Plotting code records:
---
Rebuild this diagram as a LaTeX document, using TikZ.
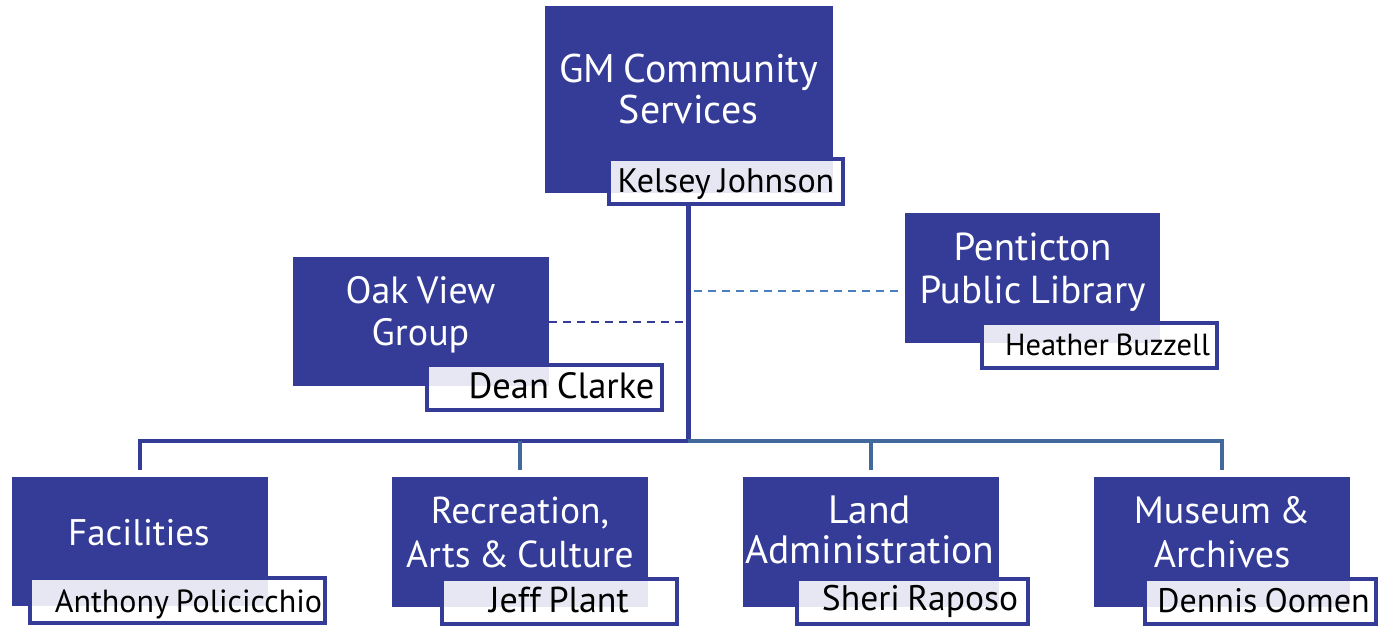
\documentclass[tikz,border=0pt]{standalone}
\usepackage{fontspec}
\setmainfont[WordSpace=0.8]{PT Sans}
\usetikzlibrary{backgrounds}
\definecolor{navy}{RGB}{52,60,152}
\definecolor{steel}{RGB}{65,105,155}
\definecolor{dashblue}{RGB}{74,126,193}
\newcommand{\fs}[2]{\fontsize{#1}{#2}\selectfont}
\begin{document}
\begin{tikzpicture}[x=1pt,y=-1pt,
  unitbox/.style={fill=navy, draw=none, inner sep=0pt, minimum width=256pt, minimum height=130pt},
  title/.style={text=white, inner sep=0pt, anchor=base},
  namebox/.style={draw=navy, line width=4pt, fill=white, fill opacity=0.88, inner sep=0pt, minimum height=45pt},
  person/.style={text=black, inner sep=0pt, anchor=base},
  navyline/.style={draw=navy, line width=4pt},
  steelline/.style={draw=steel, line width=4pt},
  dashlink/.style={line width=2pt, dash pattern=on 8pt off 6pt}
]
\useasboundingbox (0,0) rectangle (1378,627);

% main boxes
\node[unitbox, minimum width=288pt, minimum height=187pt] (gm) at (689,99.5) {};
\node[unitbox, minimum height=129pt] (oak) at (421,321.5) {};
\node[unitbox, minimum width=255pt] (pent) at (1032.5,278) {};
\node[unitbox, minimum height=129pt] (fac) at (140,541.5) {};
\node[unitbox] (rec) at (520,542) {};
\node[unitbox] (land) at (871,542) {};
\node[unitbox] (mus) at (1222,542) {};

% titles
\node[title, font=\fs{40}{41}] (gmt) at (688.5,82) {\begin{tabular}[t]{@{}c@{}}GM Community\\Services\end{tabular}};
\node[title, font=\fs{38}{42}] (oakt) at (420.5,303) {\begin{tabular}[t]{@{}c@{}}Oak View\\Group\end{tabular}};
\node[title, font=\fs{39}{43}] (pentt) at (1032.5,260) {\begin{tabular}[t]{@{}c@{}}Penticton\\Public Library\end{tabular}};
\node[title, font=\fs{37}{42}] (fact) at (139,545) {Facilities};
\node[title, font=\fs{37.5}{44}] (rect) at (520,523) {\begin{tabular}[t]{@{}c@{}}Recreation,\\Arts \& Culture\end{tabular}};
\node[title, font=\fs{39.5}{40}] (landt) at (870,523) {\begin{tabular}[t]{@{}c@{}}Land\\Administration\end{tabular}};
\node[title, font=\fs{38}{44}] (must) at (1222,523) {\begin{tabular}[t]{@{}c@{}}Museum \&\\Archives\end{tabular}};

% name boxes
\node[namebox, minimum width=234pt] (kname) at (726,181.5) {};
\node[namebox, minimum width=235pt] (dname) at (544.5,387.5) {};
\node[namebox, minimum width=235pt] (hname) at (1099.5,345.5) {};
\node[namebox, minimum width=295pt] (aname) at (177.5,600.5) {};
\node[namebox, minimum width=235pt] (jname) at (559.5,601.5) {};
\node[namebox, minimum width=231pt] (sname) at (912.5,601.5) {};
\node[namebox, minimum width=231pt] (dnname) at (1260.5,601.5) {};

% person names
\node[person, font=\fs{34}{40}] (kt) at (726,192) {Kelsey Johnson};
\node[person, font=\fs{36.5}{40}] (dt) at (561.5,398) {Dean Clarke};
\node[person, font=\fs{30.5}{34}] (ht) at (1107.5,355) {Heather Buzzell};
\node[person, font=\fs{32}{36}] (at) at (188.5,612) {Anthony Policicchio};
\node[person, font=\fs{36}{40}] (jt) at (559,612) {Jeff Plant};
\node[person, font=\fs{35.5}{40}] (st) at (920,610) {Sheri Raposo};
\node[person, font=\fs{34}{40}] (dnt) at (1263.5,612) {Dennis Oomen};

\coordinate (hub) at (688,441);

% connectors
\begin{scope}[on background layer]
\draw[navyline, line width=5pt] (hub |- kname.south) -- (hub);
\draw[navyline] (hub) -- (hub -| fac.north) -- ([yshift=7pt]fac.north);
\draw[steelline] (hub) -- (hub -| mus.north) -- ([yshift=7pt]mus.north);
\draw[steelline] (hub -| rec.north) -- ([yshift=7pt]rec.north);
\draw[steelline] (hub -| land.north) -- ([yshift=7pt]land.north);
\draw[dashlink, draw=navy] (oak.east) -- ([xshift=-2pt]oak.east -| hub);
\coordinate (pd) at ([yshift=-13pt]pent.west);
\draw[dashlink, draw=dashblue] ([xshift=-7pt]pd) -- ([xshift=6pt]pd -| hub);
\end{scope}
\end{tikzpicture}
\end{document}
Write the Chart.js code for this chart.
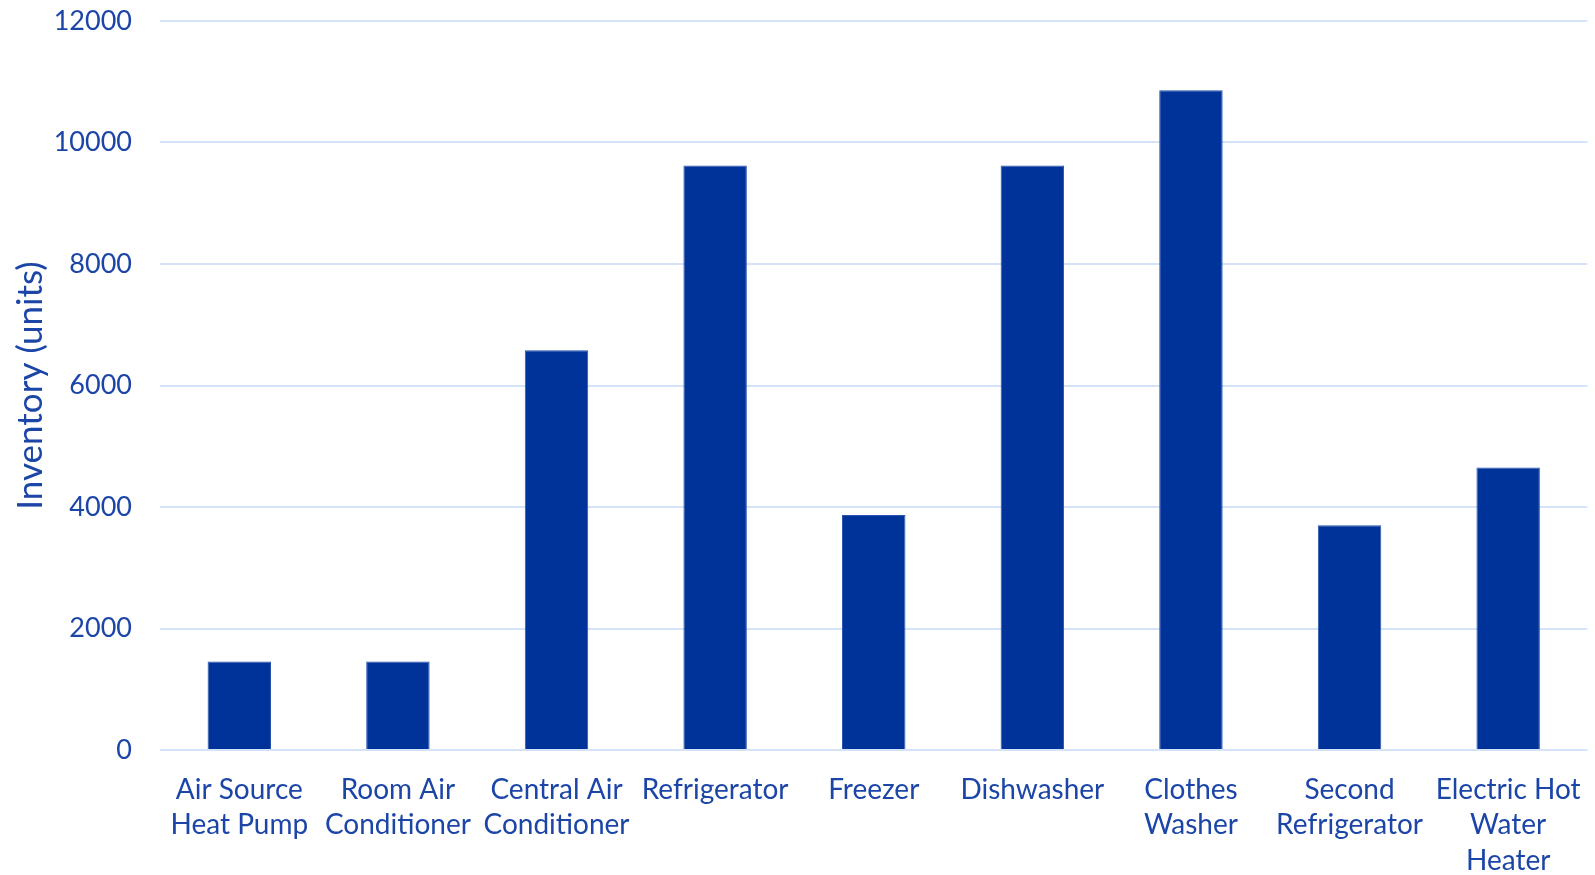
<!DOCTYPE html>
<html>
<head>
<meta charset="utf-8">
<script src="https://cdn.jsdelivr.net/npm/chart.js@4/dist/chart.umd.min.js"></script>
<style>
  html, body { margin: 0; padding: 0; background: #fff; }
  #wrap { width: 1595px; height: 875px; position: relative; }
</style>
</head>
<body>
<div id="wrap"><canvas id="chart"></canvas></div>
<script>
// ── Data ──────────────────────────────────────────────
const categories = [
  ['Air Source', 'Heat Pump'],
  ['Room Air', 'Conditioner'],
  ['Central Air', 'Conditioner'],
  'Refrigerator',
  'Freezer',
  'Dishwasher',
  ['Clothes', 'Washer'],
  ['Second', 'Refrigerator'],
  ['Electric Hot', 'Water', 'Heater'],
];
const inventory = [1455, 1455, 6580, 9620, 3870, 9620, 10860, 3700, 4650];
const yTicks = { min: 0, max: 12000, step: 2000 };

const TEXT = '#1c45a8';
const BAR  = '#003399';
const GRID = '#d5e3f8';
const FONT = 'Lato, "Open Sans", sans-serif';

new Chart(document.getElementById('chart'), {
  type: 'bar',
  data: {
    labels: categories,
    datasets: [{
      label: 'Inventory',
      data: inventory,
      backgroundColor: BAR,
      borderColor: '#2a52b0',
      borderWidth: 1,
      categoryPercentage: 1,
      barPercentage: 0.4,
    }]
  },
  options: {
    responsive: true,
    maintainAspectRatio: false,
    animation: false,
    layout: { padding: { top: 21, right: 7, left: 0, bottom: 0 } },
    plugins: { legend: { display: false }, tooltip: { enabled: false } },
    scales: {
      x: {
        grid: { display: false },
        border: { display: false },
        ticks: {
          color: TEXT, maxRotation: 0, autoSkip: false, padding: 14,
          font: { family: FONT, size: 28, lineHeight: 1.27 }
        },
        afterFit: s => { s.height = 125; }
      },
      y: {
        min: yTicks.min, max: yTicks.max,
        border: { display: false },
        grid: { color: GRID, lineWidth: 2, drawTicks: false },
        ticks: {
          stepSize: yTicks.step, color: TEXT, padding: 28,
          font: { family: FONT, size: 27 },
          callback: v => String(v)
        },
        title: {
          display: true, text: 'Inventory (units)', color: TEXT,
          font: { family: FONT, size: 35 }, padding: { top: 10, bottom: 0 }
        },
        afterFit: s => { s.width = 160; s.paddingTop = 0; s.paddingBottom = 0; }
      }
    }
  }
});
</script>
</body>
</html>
---
- [WHAT THE TASK REQUIRES]: Copy nothing but the lines from the top of the material through the line holding "(0,0) rectangle (1378,627);", exactly as written; omit pictures.

- [WRITTEN ANSWER]:
Rebuild this diagram as a LaTeX document, using TikZ.
\documentclass[tikz,border=0pt]{standalone}
\usepackage{fontspec}
\setmainfont[WordSpace=0.8]{PT Sans}
\usetikzlibrary{backgrounds}
\definecolor{navy}{RGB}{52,60,152}
\definecolor{steel}{RGB}{65,105,155}
\definecolor{dashblue}{RGB}{74,126,193}
\newcommand{\fs}[2]{\fontsize{#1}{#2}\selectfont}
\begin{document}
\begin{tikzpicture}[x=1pt,y=-1pt,
  unitbox/.style={fill=navy, draw=none, inner sep=0pt, minimum width=256pt, minimum height=130pt},
  title/.style={text=white, inner sep=0pt, anchor=base},
  namebox/.style={draw=navy, line width=4pt, fill=white, fill opacity=0.88, inner sep=0pt, minimum height=45pt},
  person/.style={text=black, inner sep=0pt, anchor=base},
  navyline/.style={draw=navy, line width=4pt},
  steelline/.style={draw=steel, line width=4pt},
  dashlink/.style={line width=2pt, dash pattern=on 8pt off 6pt}
]
\useasboundingbox (0,0) rectangle (1378,627);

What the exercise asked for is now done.